The slice, recursive descent, wildcard, union and filter selectors,
which can evaluate to zero, one, or many items, are wrapped
in a Json array. The others - root, current node, parent node,
identifier, and index selectors - evaluate to a single value if
matched, otherwise a null value.
Binary operators
Operator | Expression | Description |
---|---|---|
* |
expression * expression | Left times right |
/ |
expression / expression | Left divided by right |
% |
expression % expression | Remainder |
+ |
expression + expression | Left plus right |
- |
expression - expression | Left minus right |
&& |
expression && expression | Left is true and right is true |
|| |
expression || expression |
Left is true or right is true |
== |
expression == expression | Left is equal to right |
!= |
expression != expression | Left is not equal to right |
< |
expression < expression | Left is less than right |
<= |
expression <= expression | Left is less than or equal to right |
> |
expression > expression | Left is greater than right |
>= |
expression >= expression | Left is greater than or equal to right |
=~ |
expression =~ "/" regex "/" [i] |
Left matches regular expression, e.g. [?(@.author =~ /Evelyn.*?/)] |
The ordering operators >
, >=
, <
, <=
are only valid if both left and right are numbers,
or if both left and right are strings.
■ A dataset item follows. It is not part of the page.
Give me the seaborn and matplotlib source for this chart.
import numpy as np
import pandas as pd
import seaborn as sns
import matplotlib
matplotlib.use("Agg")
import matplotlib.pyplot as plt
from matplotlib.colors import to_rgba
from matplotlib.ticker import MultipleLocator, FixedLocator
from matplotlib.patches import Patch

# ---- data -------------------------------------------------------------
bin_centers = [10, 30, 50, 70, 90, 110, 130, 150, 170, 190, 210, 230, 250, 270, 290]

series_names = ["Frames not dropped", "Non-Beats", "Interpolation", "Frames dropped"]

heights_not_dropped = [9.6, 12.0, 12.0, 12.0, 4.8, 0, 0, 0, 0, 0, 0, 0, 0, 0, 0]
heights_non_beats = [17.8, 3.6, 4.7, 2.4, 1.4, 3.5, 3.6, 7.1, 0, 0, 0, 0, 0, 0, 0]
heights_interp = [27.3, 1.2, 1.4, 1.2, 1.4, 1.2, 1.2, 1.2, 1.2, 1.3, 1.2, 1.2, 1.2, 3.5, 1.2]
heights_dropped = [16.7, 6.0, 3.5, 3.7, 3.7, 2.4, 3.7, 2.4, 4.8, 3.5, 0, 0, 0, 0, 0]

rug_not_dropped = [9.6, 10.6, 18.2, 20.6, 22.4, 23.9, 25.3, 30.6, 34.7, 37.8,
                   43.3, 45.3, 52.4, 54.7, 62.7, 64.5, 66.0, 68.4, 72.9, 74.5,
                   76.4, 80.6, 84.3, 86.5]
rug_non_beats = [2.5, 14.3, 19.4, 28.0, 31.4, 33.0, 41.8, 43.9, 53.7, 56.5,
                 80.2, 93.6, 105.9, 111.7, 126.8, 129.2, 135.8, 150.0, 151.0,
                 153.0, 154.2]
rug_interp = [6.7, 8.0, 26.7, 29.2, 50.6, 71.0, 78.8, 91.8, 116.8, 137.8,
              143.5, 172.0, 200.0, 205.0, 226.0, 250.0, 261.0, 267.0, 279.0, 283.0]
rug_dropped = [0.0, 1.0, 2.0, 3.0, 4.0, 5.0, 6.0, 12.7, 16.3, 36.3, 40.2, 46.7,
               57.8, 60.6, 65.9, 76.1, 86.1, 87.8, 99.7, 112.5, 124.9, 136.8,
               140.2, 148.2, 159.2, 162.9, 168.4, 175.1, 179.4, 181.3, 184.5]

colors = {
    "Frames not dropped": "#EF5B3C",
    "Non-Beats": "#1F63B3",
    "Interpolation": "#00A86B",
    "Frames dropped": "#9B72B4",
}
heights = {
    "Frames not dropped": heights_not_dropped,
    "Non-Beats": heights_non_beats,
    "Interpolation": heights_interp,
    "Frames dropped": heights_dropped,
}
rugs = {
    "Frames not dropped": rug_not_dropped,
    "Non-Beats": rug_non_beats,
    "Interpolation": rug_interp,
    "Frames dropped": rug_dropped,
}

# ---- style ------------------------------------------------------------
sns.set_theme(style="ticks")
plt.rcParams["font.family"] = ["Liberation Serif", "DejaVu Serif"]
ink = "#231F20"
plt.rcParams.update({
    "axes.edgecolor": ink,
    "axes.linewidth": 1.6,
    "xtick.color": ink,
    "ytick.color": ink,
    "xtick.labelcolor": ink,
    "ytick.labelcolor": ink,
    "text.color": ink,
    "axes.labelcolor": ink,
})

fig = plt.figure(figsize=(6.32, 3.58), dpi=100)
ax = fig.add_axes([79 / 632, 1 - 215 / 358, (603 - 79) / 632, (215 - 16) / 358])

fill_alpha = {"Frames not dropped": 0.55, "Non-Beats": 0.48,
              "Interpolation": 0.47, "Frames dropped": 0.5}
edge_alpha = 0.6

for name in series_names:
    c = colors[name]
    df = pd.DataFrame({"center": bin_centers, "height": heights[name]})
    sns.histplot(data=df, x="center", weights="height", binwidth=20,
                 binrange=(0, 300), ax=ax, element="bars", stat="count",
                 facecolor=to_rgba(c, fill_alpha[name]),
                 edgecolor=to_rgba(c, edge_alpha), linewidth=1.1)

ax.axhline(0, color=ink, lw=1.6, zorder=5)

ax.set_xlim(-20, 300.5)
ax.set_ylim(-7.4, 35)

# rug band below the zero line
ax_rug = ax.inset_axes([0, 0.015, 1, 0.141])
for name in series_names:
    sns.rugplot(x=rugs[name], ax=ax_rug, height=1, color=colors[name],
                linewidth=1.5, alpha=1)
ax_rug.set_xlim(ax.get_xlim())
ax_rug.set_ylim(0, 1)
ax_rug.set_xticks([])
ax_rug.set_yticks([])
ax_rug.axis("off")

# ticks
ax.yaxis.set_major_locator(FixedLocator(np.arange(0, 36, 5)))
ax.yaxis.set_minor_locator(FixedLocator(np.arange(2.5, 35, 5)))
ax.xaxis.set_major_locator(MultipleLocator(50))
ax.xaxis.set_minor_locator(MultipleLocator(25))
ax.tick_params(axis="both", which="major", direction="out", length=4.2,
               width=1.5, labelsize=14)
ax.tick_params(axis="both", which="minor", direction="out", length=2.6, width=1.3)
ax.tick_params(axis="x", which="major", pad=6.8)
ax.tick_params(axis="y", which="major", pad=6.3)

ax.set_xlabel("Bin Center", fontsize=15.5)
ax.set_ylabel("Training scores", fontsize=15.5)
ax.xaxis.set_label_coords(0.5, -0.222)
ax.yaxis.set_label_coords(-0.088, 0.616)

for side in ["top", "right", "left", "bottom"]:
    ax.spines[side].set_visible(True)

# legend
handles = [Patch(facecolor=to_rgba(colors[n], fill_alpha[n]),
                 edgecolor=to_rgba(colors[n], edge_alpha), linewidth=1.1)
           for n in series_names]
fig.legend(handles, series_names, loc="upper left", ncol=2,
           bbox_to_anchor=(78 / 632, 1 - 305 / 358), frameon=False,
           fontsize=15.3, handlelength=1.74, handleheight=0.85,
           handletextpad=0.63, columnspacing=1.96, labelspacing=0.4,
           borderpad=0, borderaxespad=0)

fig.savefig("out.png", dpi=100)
Otherwise the item will be excluded from the result set.
Unary operators
Operator | Expression | Description |
---|---|---|
! |
!expression | Reverses true/false |
- |
-expression | Negates right |
The unary minus operator is only valid if right is a number.
Operator precedence
The table below lists operators in descending order of precedence (upper rows bind tighter than lower ones.)
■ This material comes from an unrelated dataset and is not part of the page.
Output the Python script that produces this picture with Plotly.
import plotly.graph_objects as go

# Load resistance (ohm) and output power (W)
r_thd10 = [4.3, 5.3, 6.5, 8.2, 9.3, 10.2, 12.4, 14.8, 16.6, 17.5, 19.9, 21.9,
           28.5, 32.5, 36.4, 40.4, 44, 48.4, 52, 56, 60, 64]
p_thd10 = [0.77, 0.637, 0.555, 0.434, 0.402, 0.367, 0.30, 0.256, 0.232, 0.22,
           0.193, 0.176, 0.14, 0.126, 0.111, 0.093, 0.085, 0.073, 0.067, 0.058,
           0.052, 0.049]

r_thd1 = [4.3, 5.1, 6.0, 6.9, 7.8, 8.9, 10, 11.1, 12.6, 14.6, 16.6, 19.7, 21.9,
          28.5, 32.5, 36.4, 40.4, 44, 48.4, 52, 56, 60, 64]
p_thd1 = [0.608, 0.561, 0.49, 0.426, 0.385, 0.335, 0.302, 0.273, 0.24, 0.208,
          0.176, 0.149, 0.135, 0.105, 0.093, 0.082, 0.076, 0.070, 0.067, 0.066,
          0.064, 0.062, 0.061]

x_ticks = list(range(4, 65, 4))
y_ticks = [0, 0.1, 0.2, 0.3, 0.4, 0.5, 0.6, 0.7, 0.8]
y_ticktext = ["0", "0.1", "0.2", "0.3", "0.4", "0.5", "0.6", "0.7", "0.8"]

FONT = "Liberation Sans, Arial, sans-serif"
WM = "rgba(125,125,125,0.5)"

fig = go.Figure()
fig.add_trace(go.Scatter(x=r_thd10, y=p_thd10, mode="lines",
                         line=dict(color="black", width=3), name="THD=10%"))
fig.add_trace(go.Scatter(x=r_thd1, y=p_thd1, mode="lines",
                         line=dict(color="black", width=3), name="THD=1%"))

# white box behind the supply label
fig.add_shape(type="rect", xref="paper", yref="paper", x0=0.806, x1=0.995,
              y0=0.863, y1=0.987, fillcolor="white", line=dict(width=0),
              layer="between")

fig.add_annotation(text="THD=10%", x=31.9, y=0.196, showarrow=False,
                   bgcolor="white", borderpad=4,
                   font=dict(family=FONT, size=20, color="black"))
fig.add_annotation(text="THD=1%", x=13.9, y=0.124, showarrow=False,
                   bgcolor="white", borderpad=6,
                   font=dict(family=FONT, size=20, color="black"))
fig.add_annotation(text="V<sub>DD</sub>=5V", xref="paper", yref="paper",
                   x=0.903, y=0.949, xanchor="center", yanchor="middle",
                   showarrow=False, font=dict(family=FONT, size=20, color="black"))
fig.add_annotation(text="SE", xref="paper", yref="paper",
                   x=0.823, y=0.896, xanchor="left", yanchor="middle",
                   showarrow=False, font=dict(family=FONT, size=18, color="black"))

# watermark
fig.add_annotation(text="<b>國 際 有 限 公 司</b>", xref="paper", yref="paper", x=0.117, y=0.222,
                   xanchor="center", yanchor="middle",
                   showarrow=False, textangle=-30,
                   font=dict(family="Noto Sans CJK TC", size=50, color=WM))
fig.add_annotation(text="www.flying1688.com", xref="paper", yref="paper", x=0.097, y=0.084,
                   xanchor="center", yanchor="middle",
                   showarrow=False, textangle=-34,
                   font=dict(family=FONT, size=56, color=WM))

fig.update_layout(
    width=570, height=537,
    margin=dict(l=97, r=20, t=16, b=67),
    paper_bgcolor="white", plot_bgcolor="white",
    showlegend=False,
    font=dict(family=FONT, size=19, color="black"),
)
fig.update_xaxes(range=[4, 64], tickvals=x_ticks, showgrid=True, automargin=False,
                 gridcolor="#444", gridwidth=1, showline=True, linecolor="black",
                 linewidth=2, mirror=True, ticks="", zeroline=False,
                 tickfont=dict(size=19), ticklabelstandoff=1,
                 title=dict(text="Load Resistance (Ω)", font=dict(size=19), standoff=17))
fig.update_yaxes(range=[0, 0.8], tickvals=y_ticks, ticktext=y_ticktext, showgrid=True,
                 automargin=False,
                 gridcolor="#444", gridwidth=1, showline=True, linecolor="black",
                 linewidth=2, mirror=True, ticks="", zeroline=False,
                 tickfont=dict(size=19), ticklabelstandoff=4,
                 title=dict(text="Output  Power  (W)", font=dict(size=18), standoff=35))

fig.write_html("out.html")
Precedence | Operator | Associativity |
---|---|---|
8 | ! unary - |
Right |
7 | =~ |
Left |
6 | * / % |
Left |
5 | + - |
Left |
4 | < > <= >= |
Left |
3 | == != |
Left |
2 | && |
Left |
1 | || |
Left |
The precedence rules may be overriden with explicit parentheses, e.g. (a || b) && c.
Functions
Support for function in filter expressions is a JsonCons extension.
Functions can be passed JSONPath paths, single quoted strings, literal JSON values
such as 1.5
, true
, or {"foo" : "bar"}
, or expressions such as @.price*10
.
Functions can be passed either a path that selects from the root JSON value $
,
or a path that selects from the current node @
.
Function | Description |
---|---|
abs | Returns the absolute value of a number. |
avg | Returns the average of the items in an array of numbers. |
ceil | Returns the smallest integer value not less than a given number. |
contains | Returns true if a source array contains a search value, or a source string contains a search string. |
ends_with | Returns true if the source string ends with the suffix string, otherwise false. |
floor | Returns the largest integer value not greater than a given number. |
keys | Returns an array of keys in an object. |
length | Returns the length of an array, object or string. |
max | Returns the highest number found in an array of numbers,or the highest string in an array of strings. |
min | Returns the lowest number found in an array of numbers, or the lowest string in an array of strings. |
prod | Returns the product of the items in an array of numbers. |
starts_with | Returns true if the source string starts with the prefix string, otherwise false. |
sum | Returns the sum of the items in an array of numbers. |
to_number | If string, returns the parsed number. If number, returns the passed in value. |
tokenize | Returns an array of strings formed by splitting the source string into an array of strings, separated by substrings that match a given regular expression pattern. |
Duplicates and ordering
Consider the JSON document
{
"books":
[
{
"title" : "A Wild Sheep Chase",
"author" : "Haruki Murakami"
},
{
"title" : "The Night Watch",
"author" : "Sergei Lukyanenko"
},
{
"title" : "The Comedians",
"author" : "Graham Greene"
},
{
"title" : "The Night Watch",
"author" : "Phillips, David Atlee"
}
]
}
with selector
$.books[1,1,3].title
Note that the second book, The Night Watch by Sergei Lukyanenko, is selected twice.
The majority of JSONPath implementations will produce (with duplicate paths allowed):
Path | Value |
---|---|
$['books'][1]['title'] |
"The Night Watch" |
$['books'][1]['title'] |
"The Night Watch" |
$['books'][3]['title'] |
"The Night Watch" |
A minority will produce (with duplicate paths excluded):
Path | Value |
---|---|
$['books'][1]['title'] |
"The Night Watch" |
$['books'][3]['title'] |
"The Night Watch" |
The JsonPath.Select
functions default to allowing
duplicates, but have an option for no duplicates.
By default, the ordering of results is unspecified, although the user may
expect array ordering at least to be preserved. The JsonPath.Select
functions
provide an option for sorting results by paths.